Source code of charts:
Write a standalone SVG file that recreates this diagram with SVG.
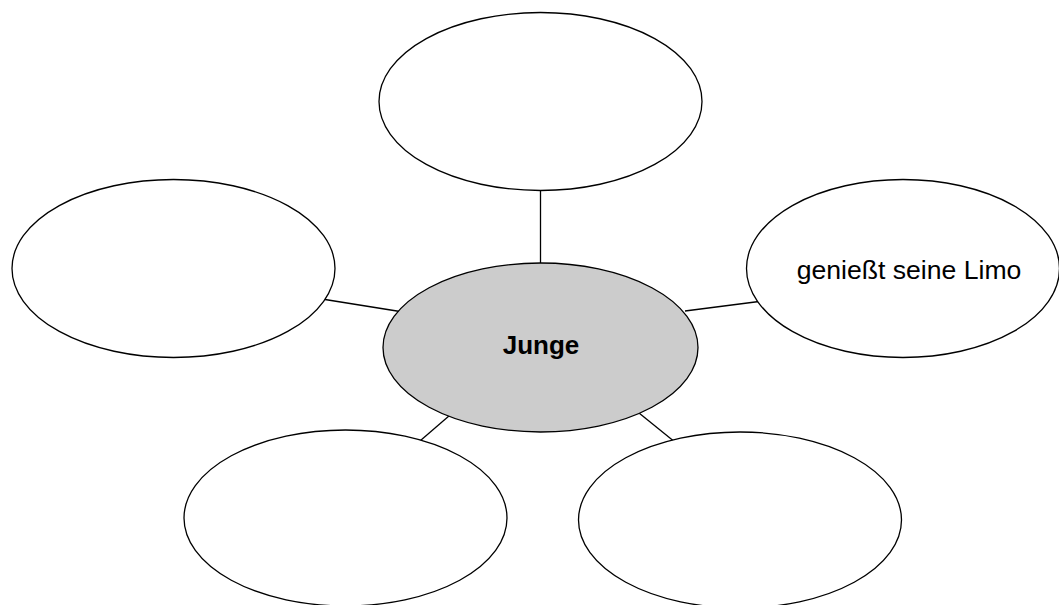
<svg xmlns="http://www.w3.org/2000/svg" width="1059" height="605" viewBox="0 0 1059 605">
  <style>
    .node { fill: #ffffff; stroke: #000000; stroke-width: 1.3; }
    .center { fill: #cccccc; stroke: #000000; stroke-width: 1.3; }
    .conn line { stroke: #000000; stroke-width: 1.3; }
    .label { font-family: "Liberation Sans", Arial, sans-serif; fill: #000000; text-anchor: middle; }
  </style>
  <rect x="0" y="0" width="1059" height="605" fill="#ffffff"/>
  <g id="connectors" class="conn">
    <line x1="540.5" y1="190.5" x2="540.5" y2="263.5"/>
    <line x1="325" y1="299.5" x2="400" y2="311.5"/>
    <line x1="685" y1="311" x2="759" y2="301.5"/>
    <line x1="449.5" y1="415.5" x2="420.5" y2="440.5"/>
    <line x1="639" y1="413" x2="673" y2="440.5"/>
  </g>
  <g id="node-top">
    <ellipse class="node" cx="540.5" cy="101.5" rx="161.5" ry="89"/>
  </g>
  <g id="node-left">
    <ellipse class="node" cx="173.5" cy="268.5" rx="161.5" ry="89"/>
  </g>
  <g id="node-right">
    <ellipse class="node" cx="903" cy="268.5" rx="156.5" ry="89"/>
    <text class="label" x="909" y="279" font-size="26.6">genießt seine Limo</text>
  </g>
  <g id="node-bottom-left">
    <ellipse class="node" cx="345.5" cy="518" rx="161.5" ry="88"/>
  </g>
  <g id="node-bottom-right">
    <ellipse class="node" cx="740" cy="520" rx="161.5" ry="88"/>
  </g>
  <g id="node-center">
    <ellipse class="center" cx="540.5" cy="347.5" rx="157.5" ry="84.5"/>
    <text class="label" x="541" y="354" font-size="26" font-weight="bold">Junge</text>
  </g>
</svg>
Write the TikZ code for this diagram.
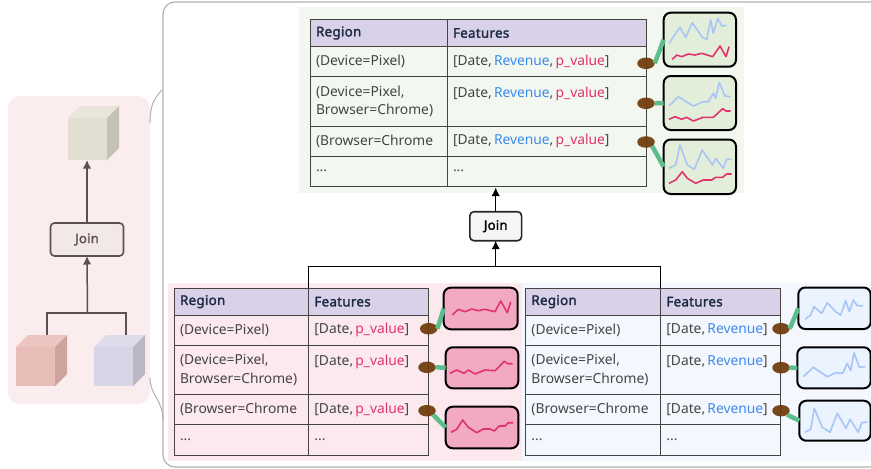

→ WHAT YOU HAVE TO DO
Images in the data above are to be skipped. Retype all other material exactly.

→ COMPLETED EXERCISE
Write a standalone SVG file that recreates this diagram with SVG.
<svg xmlns="http://www.w3.org/2000/svg" width="1059" height="605" viewBox="0 0 1059 605">
  <style>
    .node { fill: #ffffff; stroke: #000000; stroke-width: 1.3; }
    .center { fill: #cccccc; stroke: #000000; stroke-width: 1.3; }
    .conn line { stroke: #000000; stroke-width: 1.3; }
    .label { font-family: "Liberation Sans", Arial, sans-serif; fill: #000000; text-anchor: middle; }
  </style>
  <rect x="0" y="0" width="1059" height="605" fill="#ffffff"/>
  <g id="connectors" class="conn">
    <line x1="540.5" y1="190.5" x2="540.5" y2="263.5"/>
    <line x1="325" y1="299.5" x2="400" y2="311.5"/>
    <line x1="685" y1="311" x2="759" y2="301.5"/>
    <line x1="449.5" y1="415.5" x2="420.5" y2="440.5"/>
    <line x1="639" y1="413" x2="673" y2="440.5"/>
  </g>
  <g id="node-top">
    <ellipse class="node" cx="540.5" cy="101.5" rx="161.5" ry="89"/>
  </g>
  <g id="node-left">
    <ellipse class="node" cx="173.5" cy="268.5" rx="161.5" ry="89"/>
  </g>
  <g id="node-right">
    <ellipse class="node" cx="903" cy="268.5" rx="156.5" ry="89"/>
    <text class="label" x="909" y="279" font-size="26.6">genießt seine Limo</text>
  </g>
  <g id="node-bottom-left">
    <ellipse class="node" cx="345.5" cy="518" rx="161.5" ry="88"/>
  </g>
  <g id="node-bottom-right">
    <ellipse class="node" cx="740" cy="520" rx="161.5" ry="88"/>
  </g>
  <g id="node-center">
    <ellipse class="center" cx="540.5" cy="347.5" rx="157.5" ry="84.5"/>
    <text class="label" x="541" y="354" font-size="26" font-weight="bold">Junge</text>
  </g>
</svg>
Write the TikZ code for this diagram.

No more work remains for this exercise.